Supplied entries:
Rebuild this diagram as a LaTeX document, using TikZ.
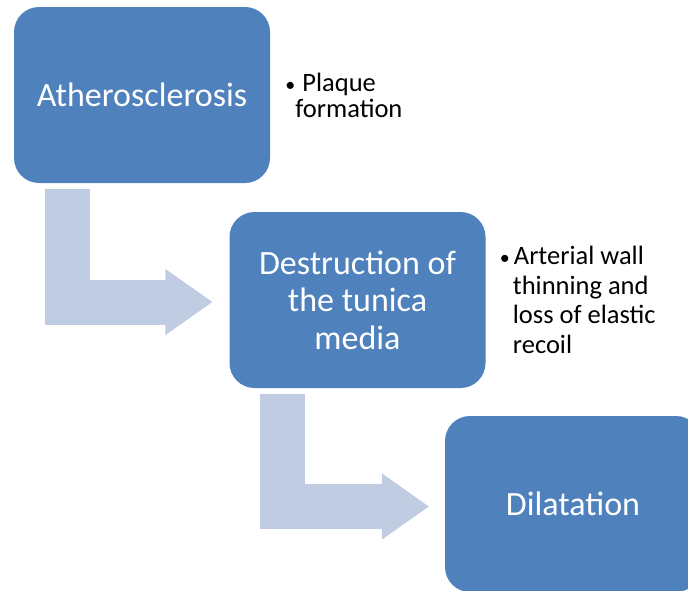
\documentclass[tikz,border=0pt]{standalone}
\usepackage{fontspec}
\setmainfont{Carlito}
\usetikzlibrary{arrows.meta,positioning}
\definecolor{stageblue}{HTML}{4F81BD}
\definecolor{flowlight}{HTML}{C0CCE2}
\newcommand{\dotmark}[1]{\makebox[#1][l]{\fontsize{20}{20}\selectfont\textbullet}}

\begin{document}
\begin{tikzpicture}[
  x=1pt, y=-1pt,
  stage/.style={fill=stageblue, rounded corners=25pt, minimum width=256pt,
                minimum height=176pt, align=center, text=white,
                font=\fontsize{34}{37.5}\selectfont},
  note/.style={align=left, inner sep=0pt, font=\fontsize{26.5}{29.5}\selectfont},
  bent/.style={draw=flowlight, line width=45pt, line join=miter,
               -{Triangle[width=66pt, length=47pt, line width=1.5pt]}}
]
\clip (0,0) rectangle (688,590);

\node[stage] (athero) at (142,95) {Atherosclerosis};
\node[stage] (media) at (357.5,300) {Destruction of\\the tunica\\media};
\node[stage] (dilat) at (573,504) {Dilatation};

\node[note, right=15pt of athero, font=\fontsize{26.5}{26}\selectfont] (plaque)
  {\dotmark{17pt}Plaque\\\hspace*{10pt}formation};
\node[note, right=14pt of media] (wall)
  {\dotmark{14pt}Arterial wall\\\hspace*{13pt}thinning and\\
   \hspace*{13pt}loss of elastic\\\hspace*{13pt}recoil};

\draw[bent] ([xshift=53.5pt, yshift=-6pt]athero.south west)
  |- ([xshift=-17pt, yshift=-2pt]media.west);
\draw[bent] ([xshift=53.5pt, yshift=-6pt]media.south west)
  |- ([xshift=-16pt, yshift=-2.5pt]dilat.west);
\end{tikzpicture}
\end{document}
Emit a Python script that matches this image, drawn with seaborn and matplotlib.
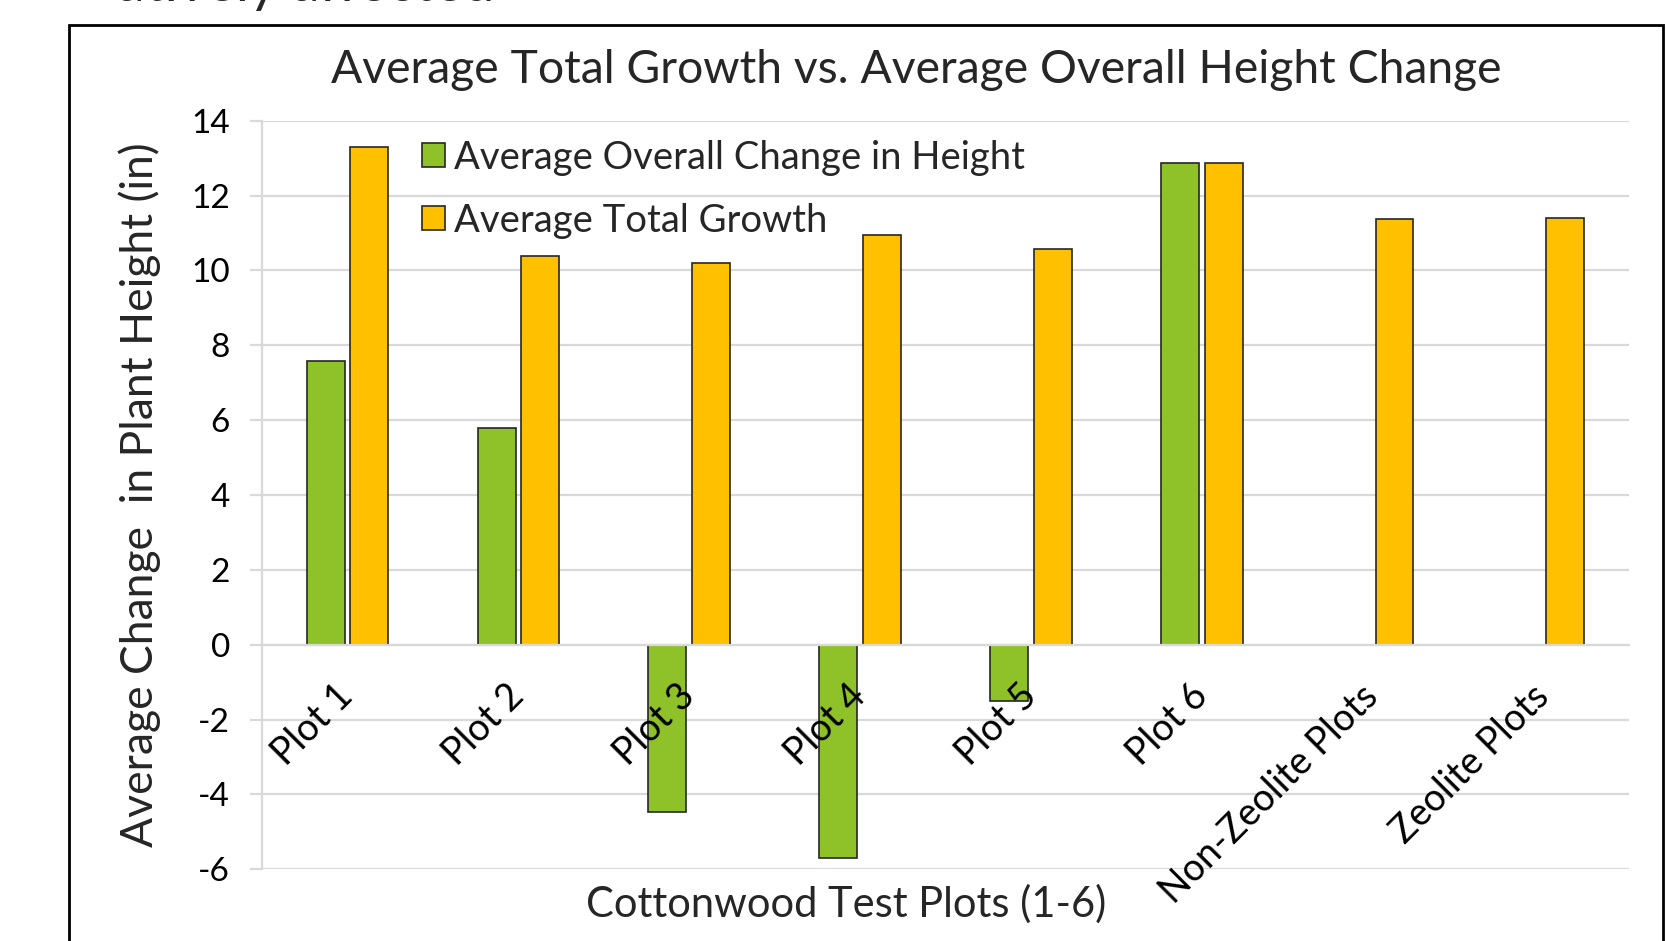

Problem:
Copy out all the records exactly, excluding pictures.

Answer for this exercise:
Rebuild this diagram as a LaTeX document, using TikZ.
\documentclass[tikz,border=0pt]{standalone}
\usepackage{fontspec}
\setmainfont{Carlito}
\usetikzlibrary{arrows.meta,positioning}
\definecolor{stageblue}{HTML}{4F81BD}
\definecolor{flowlight}{HTML}{C0CCE2}
\newcommand{\dotmark}[1]{\makebox[#1][l]{\fontsize{20}{20}\selectfont\textbullet}}

\begin{document}
\begin{tikzpicture}[
  x=1pt, y=-1pt,
  stage/.style={fill=stageblue, rounded corners=25pt, minimum width=256pt,
                minimum height=176pt, align=center, text=white,
                font=\fontsize{34}{37.5}\selectfont},
  note/.style={align=left, inner sep=0pt, font=\fontsize{26.5}{29.5}\selectfont},
  bent/.style={draw=flowlight, line width=45pt, line join=miter,
               -{Triangle[width=66pt, length=47pt, line width=1.5pt]}}
]
\clip (0,0) rectangle (688,590);

\node[stage] (athero) at (142,95) {Atherosclerosis};
\node[stage] (media) at (357.5,300) {Destruction of\\the tunica\\media};
\node[stage] (dilat) at (573,504) {Dilatation};

\node[note, right=15pt of athero, font=\fontsize{26.5}{26}\selectfont] (plaque)
  {\dotmark{17pt}Plaque\\\hspace*{10pt}formation};
\node[note, right=14pt of media] (wall)
  {\dotmark{14pt}Arterial wall\\\hspace*{13pt}thinning and\\
   \hspace*{13pt}loss of elastic\\\hspace*{13pt}recoil};

\draw[bent] ([xshift=53.5pt, yshift=-6pt]athero.south west)
  |- ([xshift=-17pt, yshift=-2pt]media.west);
\draw[bent] ([xshift=53.5pt, yshift=-6pt]media.south west)
  |- ([xshift=-16pt, yshift=-2.5pt]dilat.west);
\end{tikzpicture}
\end{document}
Emit a Python script that matches this image, drawn with seaborn and matplotlib.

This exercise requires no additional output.